I would like to acknowledge the helpful input of the IRI and other industry representatives, including suggestions regarding ways to adapt the mutual fund summary prospectus regime to address needed disclosure improvements for variable annuities. I want to commend you on the hard and thoughtful work you have put into this. The Division is seriously considering your suggestions, and we appreciate the significant time and resources you have committed to this initiative.
IV. Improving Cost-Benefit Analysis; Staff Expertise
Before I close, I would like to mention an ambitious initiative to develop a more robust cost-benefit analysis in Commission rulemaking. As Chairman Schapiro noted in her testimony before Congress this April, the Commission’s Chief Economist and General Counsel have jointly developed new guidance for conducting economic analysis. Some of the highlights of that guidance include:
- Earlier and more comprehensive involvement of the Division of Risk, Strategy, and Financial Innovation economists in the rulemaking process, so that they can provide economic analysis of alternative policy options before a proposed course is chosen and throughout the course of a rule’s development;
- Assuring that rule releases clearly identify the justification for the proposed rule, such as a market failure or a statutory mandate;
- Where feasible, quantifying the costs and benefits and, where not reasonable to do so, transparently explaining why not, and then qualitatively explaining the remaining costs and benefits;
- More integrated analysis of economic issues in the Commission’s rule releases;
- More explicit encouragement to commenters to provide quantitative, verifiable estimates of costs and benefits, and fuller analysis in rule releases of the information received from commenters about costs and benefits; and
- Greater discussion of reasonable alternatives not chosen.
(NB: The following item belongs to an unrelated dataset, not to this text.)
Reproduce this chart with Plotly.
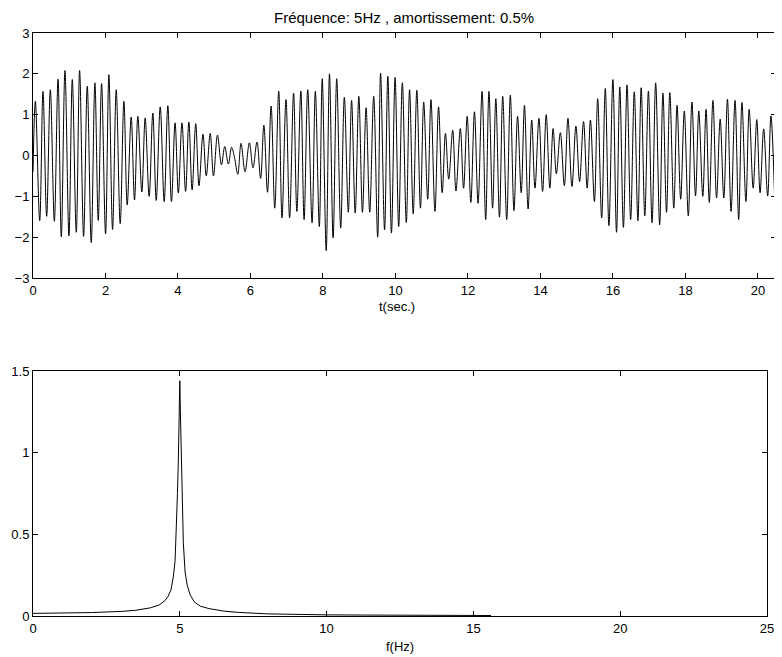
import plotly.graph_objects as go

# ---- time signal: successive extrema (t in s, value) ----
t_ext = [0.00, 0.065, 0.185, 0.276, 0.377, 0.478, 0.589, 0.690, 0.781, 0.882, 0.992,
         1.084, 1.194, 1.286, 1.396, 1.497, 1.607, 1.708, 1.800, 1.892, 2.002,
         2.094, 2.195, 2.296, 2.406, 2.508, 2.599, 2.709, 2.801, 2.893, 3.003,
         3.095, 3.205, 3.306, 3.40, 3.51, 3.62, 3.72, 3.82, 3.92, 4.01,
         4.11, 4.21, 4.30, 4.39, 4.49, 4.58, 4.69, 4.78, 4.89, 4.98,
         5.09, 5.20, 5.29, 5.39, 5.48, 5.56, 5.65, 5.74, 5.85, 5.97,
         6.07, 6.18, 6.28, 6.37, 6.47, 6.57, 6.67, 6.78, 6.87, 6.98,
         7.08, 7.19, 7.28, 7.39, 7.48, 7.58, 7.70, 7.79, 7.90, 7.98,
         8.09, 8.18, 8.28, 8.38, 8.49, 8.59, 8.70, 8.79, 8.89, 8.99,
         9.09, 9.19, 9.29, 9.40, 9.51, 9.59, 9.70, 9.79, 9.89, 9.99,
         10.09, 10.19, 10.30, 10.39, 10.49, 10.59, 10.69, 10.78, 10.89, 10.98,
         11.09, 11.19, 11.29, 11.38, 11.47, 11.58, 11.67, 11.79, 11.88, 11.98,
         12.08, 12.18, 12.28, 12.39, 12.49, 12.58, 12.68, 12.77, 12.87, 12.96,
         13.07, 13.17, 13.27, 13.37, 13.47, 13.56, 13.66, 13.76, 13.85, 13.96,
         14.06, 14.16, 14.26, 14.35, 14.44, 14.55, 14.66, 14.76, 14.87, 14.98,
         15.08, 15.19, 15.29, 15.38, 15.49, 15.58, 15.69, 15.79, 15.89, 16.00,
         16.10, 16.19, 16.29, 16.39, 16.49, 16.59, 16.69, 16.78, 16.88, 16.98,
         17.08, 17.18, 17.29, 17.38, 17.48, 17.57, 17.68, 17.77, 17.87, 17.97,
         18.08, 18.18, 18.28, 18.37, 18.48, 18.57, 18.66, 18.76, 18.86, 18.96,
         19.06, 19.16, 19.26, 19.37, 19.47, 19.56, 19.67, 19.76, 19.87, 19.97,
         20.06, 20.16, 20.27, 20.36, 20.47]
y_ext = [-0.40, 1.33, -1.60, 1.57, -1.49, 1.61, -1.61, 1.87, -1.99, 2.08, -1.97,
         1.86, -1.88, 2.08, -1.98, 1.70, -2.13, 1.78, -1.59, 1.76, -1.92,
         1.98, -1.81, 1.61, -1.67, 1.33, -1.21, 0.94, -1.09, 0.96, -0.89,
         0.92, -1.00, 1.04, -1.10, 1.19, -1.13, 1.22, -1.13, 0.80, -0.92,
         0.80, -0.88, 0.82, -0.84, 0.78, -0.74, 0.52, -0.50, 0.54, -0.50,
         0.50, -0.23, 0.22, -0.21, 0.20, -0.05, -0.46, 0.30, -0.40, 0.31,
         -0.30, 0.33, -0.56, 0.74, -0.90, 1.21, -1.29, 1.58, -1.53, 1.37,
         -1.53, 1.53, -1.37, 1.58, -1.57, 1.61, -1.65, 1.57, -1.74, 1.88,
         -2.33, 2.00, -2.02, 1.88, -1.78, 1.43, -1.39, 1.35, -1.41, 1.45,
         -1.39, 1.17, -1.39, 1.45, -2.00, 2.02, -1.82, 1.94, -1.90, 1.91,
         -1.74, 1.78, -1.64, 1.61, -1.43, 1.60, -1.29, 1.31, -1.07, 1.37,
         -1.37, 1.19, -0.91, 0.54, -0.58, 0.62, -0.87, 0.66, -0.80, 0.96,
         -1.15, 1.07, -1.17, 1.57, -1.57, 1.57, -1.29, 1.39, -1.51, 1.45,
         -1.57, 1.48, -1.35, 0.96, -0.91, 1.23, -1.31, 0.87, -0.80, 0.91,
         -0.88, 1.00, -0.80, 0.66, -0.45, 0.56, -0.74, 0.91, -0.76, 0.72,
         -0.64, 0.83, -0.80, 0.87, -1.13, 1.39, -1.53, 1.64, -1.72, 1.86,
         -1.88, 1.68, -1.76, 1.73, -1.57, 1.56, -1.60, 1.66, -1.48, 1.58,
         -1.65, 1.78, -1.70, 1.53, -1.39, 1.54, -1.29, 1.23, -1.07, 1.09,
         -1.48, 1.31, -0.99, 1.09, -1.00, 1.13, -1.15, 1.35, -1.04, 0.89,
         -1.04, 1.38, -1.37, 1.35, -1.57, 1.30, -1.13, 1.13, -0.80, 0.88,
         -0.91, 0.65, -0.99, 0.97, -1.29]

# ---- spectrum ----
f_spec = [0, 1, 2, 3, 3.5, 4.0, 4.3, 4.5, 4.6, 4.7, 4.78, 4.84, 4.88, 4.92, 4.95,
          4.98, 5.0, 5.02, 5.05, 5.08, 5.12, 5.18, 5.25, 5.35, 5.5, 5.7, 6.0, 6.5,
          7.0, 8.0, 9.0, 10, 11, 12, 13, 14, 15, 15.6]
a_spec = [0.016, 0.018, 0.021, 0.028, 0.035, 0.05, 0.068, 0.095, 0.12, 0.16, 0.24,
          0.34, 0.5, 0.75, 0.95, 1.25, 1.44, 1.25, 0.95, 0.70, 0.45, 0.27, 0.19,
          0.13, 0.085, 0.06, 0.045, 0.03, 0.022, 0.013, 0.009, 0.007, 0.006,
          0.005, 0.0045, 0.004, 0.0035, 0.003]

top_xticks = [0, 2, 4, 6, 8, 10, 12, 14, 16, 18, 20]
top_yticks = [-3, -2, -1, 0, 1, 2, 3]
bot_xticks = [0, 5, 10, 15, 20, 25]
bot_yticks = [0, 0.5, 1, 1.5]

title_text = "Fréquence: 5Hz , amortissement: 0.5%"
xlabel_top = "t(sec.)"
xlabel_bot = "f(Hz)"

W, H = 782, 657
OFF = 8  # page body margin: figure is drawn 8 px right/down in the window
FONT = "Liberation Sans, Arial, Helvetica, sans-serif"

fig = go.Figure()
fig.add_trace(go.Scatter(x=t_ext, y=y_ext, mode="lines",
                         line=dict(color="black", width=1, shape="spline", smoothing=1.0),
                         xaxis="x", yaxis="y", showlegend=False, hoverinfo="skip"))
fig.add_trace(go.Scatter(x=f_spec, y=a_spec, mode="lines",
                         line=dict(color="black", width=1),
                         xaxis="x2", yaxis="y2", showlegend=False, hoverinfo="skip"))

common = dict(showline=True, linecolor="black", linewidth=1, mirror="allticks",
              ticks="inside", ticklen=5, tickcolor="black", tickwidth=1,
              showgrid=False, zeroline=False, automargin=False,
              tickfont=dict(family=FONT, size=13, color="black"))

def px_x(p):
    return (p - OFF) / W

def px_y(p):
    return (H - (p - OFF)) / H

def label(text, x, y, size):
    return dict(text=text, x=px_x(x), y=px_y(y), xref="paper", yref="paper",
                xanchor="center", yanchor="middle", showarrow=False,
                font=dict(family=FONT, size=size, color="black"))

title_ann = dict(text=title_text, x=px_x(404), y=1.0, xref="paper", yref="paper",
                 xanchor="center", yanchor="top", showarrow=False, borderpad=0,
                 font=dict(family=FONT, size=15, color="black"))

fig.update_layout(
    width=W, height=H, margin=dict(l=0, r=0, t=0, b=0, pad=0), autosize=False,
    paper_bgcolor="white", plot_bgcolor="white",
    xaxis=dict(domain=[px_x(33), px_x(776)], range=[0, 20.5], tickvals=top_xticks,
               anchor="y", **common),
    yaxis=dict(domain=[px_y(278), px_y(33)], range=[-3, 3], tickvals=top_yticks,
               anchor="x", **common),
    xaxis2=dict(domain=[px_x(33), px_x(767)], range=[0, 25], tickvals=bot_xticks,
                anchor="y2", **common),
    yaxis2=dict(domain=[px_y(616), px_y(371)], range=[0, 1.5], tickvals=bot_yticks,
                ticktext=["0", "0.5", "1", "1.5"], anchor="x2", **common),
    annotations=[
        title_ann,
        label(xlabel_top, 397, 306, 13),
        label(xlabel_bot, 400, 646, 13),
    ],
)

fig.write_html("out.html")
In general, the cost-benefit analysis of a rule, under these guidelines, should be more comprehensive and also more integral to the rulemaking process from the beginning and throughout, and therefore improve the process overall.
I am also excited about increasing use of experts within the Division of Investment Management to better meet the challenges of regulating investment companies and investment advisers in today’s complex global financial markets. The Division has recently hired an ETF expert to work on regulatory issues specific to this investment vehicle — a vehicle increasingly found in variable product separate accounts. In addition, the Division has launched searches for other experts, including a derivatives expert and a financial analyst to provide advice on novel and complex investment products, including novel variable product designs.
Also, to better understand the impact of our regulations on market participants, we are working to staff a new examination function within the Division, as required by the Dodd-Frank Act.
Thank you for the opportunity to convey my views on important regulatory issues confronting the variable products industry and the Division. Your industry has an important role to play in the future of America’s seniors; this vests each of you with a special responsibility to look out for investors. They are counting on you.
Please enjoy the rest of the conference. Thank you.